1. Preheat the oven to 350*degrees F. Line the bottoms of three 9-inch pans with parchment paper but do not butter or grease the pans.
2. In a med-large bowl whisk together the egg yolks, oil, lemon juice, lemon zest, and water.
3. In the bowl of an electric mixer, whip the egg whites with the cream of tartar on medium speed until light and frothy. Slowly add 1/2 cup of sugar and continue to beat until soft peaks form.
4. Sift the flour, remaining sugar, baking soda , and salt into a large bowl. Whisk gently to combine. Make a well in the center of the dry ingredients.  Pour in the egg yolk mixture and mix to create a smooth paste. Add one-fourth of the egg whites and fold in to lighten the batter. Fold in the remaining egg whites and divide the batter among the three pans.
5. bake for about 16 minutes or until a cake tester comes out clean. Transfer to wire racks to cool in the pans. Once cool run a knife around the cake to in order to un-mold the cakes. Carefully pull off the parchment paper from the bottoms of the cakes.
6. To assemble the cake, place one layer on a cake stand. Top with a heaping 1/4 cup of lemon curd and spread it evenly. Repeat with the remaining layers. Frost the top of the cake and the sides with the lemon cream frosting.

RICH LEMON CURD
MAKES 1 CUP

* 3 whole eggs
* 2 egg yolks
* 1/2 cup of sugar
* 1/2 cup plus 1 tablespoon of freshly squeezed lemon juice (about 4 lemons)
* grated zest of three lemons
* 4 tablespoons of unsalted butter, at room temp.

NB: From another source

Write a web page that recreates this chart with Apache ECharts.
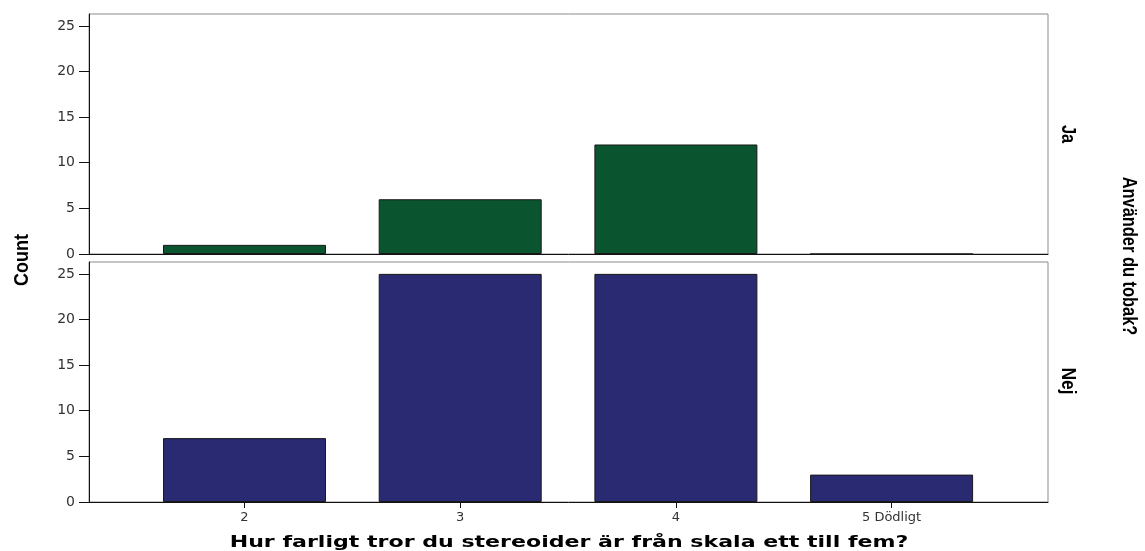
<!DOCTYPE html>
<html><head><meta charset="utf-8">
<script src="https://cdn.jsdelivr.net/npm/echarts@6/dist/echarts.min.js"></script>
<style>html,body{margin:0;padding:0;background:#fff}#c{width:1145px;height:551px}</style>
</head><body><div id="c"></div>
<script>
const categories = ['2', '3', '4', '5 Dödligt'];
const jaCounts = [1, 6, 12, 0];
const nejCounts = [7, 25, 25, 3];
const yTicks = [0, 5, 10, 15, 20, 25];
const yMax = 26.3;
const panelNames = ['Ja', 'Nej'];
const xTitle = 'Hur farligt tror du stereoider är från skala ett till fem?';
const yTitle = 'Count';
const facetTitle = 'Använder du tobak?';

const chart = echarts.init(document.getElementById('c'), null, {renderer: 'canvas'});

const frameL = 89, frameR = 1145 - 1048;
const panels = [{top: 14, h: 240}, {top: 262, h: 240}];
const band = 215.7;
const barL = 244.5 - band / 2;
const barR = 1145 - (244.5 + 3 * band + band / 2);
const yTickFont = {fontFamily: 'DejaVu Sans', fontSize: 14, color: '#333'};
const xTickFont = {fontFamily: 'DejaVu Sans', fontSize: 13, color: '#333'};
const sideFont = 'bold 20px "Liberation Sans", sans-serif';

const grids = [], xAxes = [], yAxes = [], series = [];
panels.forEach((p, i) => {
  grids.push({left: frameL, right: frameR, top: p.top, height: p.h, show: true,
    borderColor: '#8a8a8a', borderWidth: 1, backgroundColor: '#fff', containLabel: false});
  xAxes.push({gridIndex: i, type: 'value', min: 0, max: 1, axisLine: {show: true, lineStyle: {color: '#111', width: 1}},
    axisTick: {show: false}, axisLabel: {show: false}, splitLine: {show: false}});
  yAxes.push({gridIndex: i, type: 'value', min: 0, max: yMax,
    axisLine: {show: true, lineStyle: {color: '#111', width: 1}},
    axisTick: {show: true, length: 10, customValues: yTicks, lineStyle: {color: '#111'}},
    axisLabel: Object.assign({margin: 14, customValues: yTicks}, yTickFont),
    splitLine: {show: false}});
});
panels.forEach((p, i) => {
  const gi = i + 2;
  grids.push({left: barL, right: barR, top: p.top, height: p.h, show: false});
  const isBottom = i === 1;
  xAxes.push({gridIndex: gi, type: 'category', data: categories,
    axisLine: {show: false},
    axisTick: {show: isBottom, alignWithLabel: true, length: 6, lineStyle: {color: '#111'}},
    axisLabel: Object.assign({show: isBottom, margin: 9}, xTickFont)});
  yAxes.push({gridIndex: gi, type: 'value', min: 0, max: yMax, show: false, splitLine: {show: false}});
  series.push({type: 'bar', xAxisIndex: gi, yAxisIndex: gi, data: i === 0 ? jaCounts : nejCounts,
    barWidth: 163, silent: true, animation: false,
    itemStyle: {color: i === 0 ? '#0b5430' : '#292a72', borderColor: '#1a1a1a', borderWidth: 1}});
});

function sideText(txt, x, y, rot, sx) {
  return {type: 'text', x: x, y: y, rotation: rot, scaleX: sx,
    style: {text: txt, font: sideFont, fill: '#000', align: 'center', verticalAlign: 'middle'}};
}

chart.setOption({
  animation: false,
  grid: grids, xAxis: xAxes, yAxis: yAxes, series: series,
  graphic: [
    sideText(yTitle, 22, 260, Math.PI / 2, 0.9),
    sideText(panelNames[0], 1068, 134, -Math.PI / 2, 0.82),
    sideText(panelNames[1], 1068, 381, -Math.PI / 2, 0.87),
    sideText(facetTitle, 1129, 256, -Math.PI / 2, 0.82),
    {type: 'text', x: 569, y: 543, scaleX: 1.38,
      style: {text: xTitle, font: 'bold 16px "DejaVu Sans", sans-serif', fill: '#000', align: 'center', verticalAlign: 'middle'}}
  ]
});
</script></body></html>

1. Whisk together the whole eggs, yolks, sugar, lemon juice , and lemon zest together in a medium bowl. Transfer to a small non-reactive saucepan. Gently heat the mixture, whisking until it thickens enough to coat the back of a spoon. make sure not to boil the mixture. Pour the mixture through a sieve into a heatproof bowl. Stir in the butter and cover the curd with plastic making sure the plastic touches the curd. This should prevent a skin from forming on the curd. Refrigerate until cold. Then remove 3 tablespoons of curd and set it aside for the icing.

LEMON CREAM FROSTING
MAKES 3 AND 1/4 CUPS

* 1 and 1/2 cups of heavy cream
* 2 tablespoons of sugar
* 3 tablespoon of lemon curd

1. Whip the cream and sugar in a large chilled bowl until stiff peaks form. Fold in the lemon curd, forming a stiff frosting.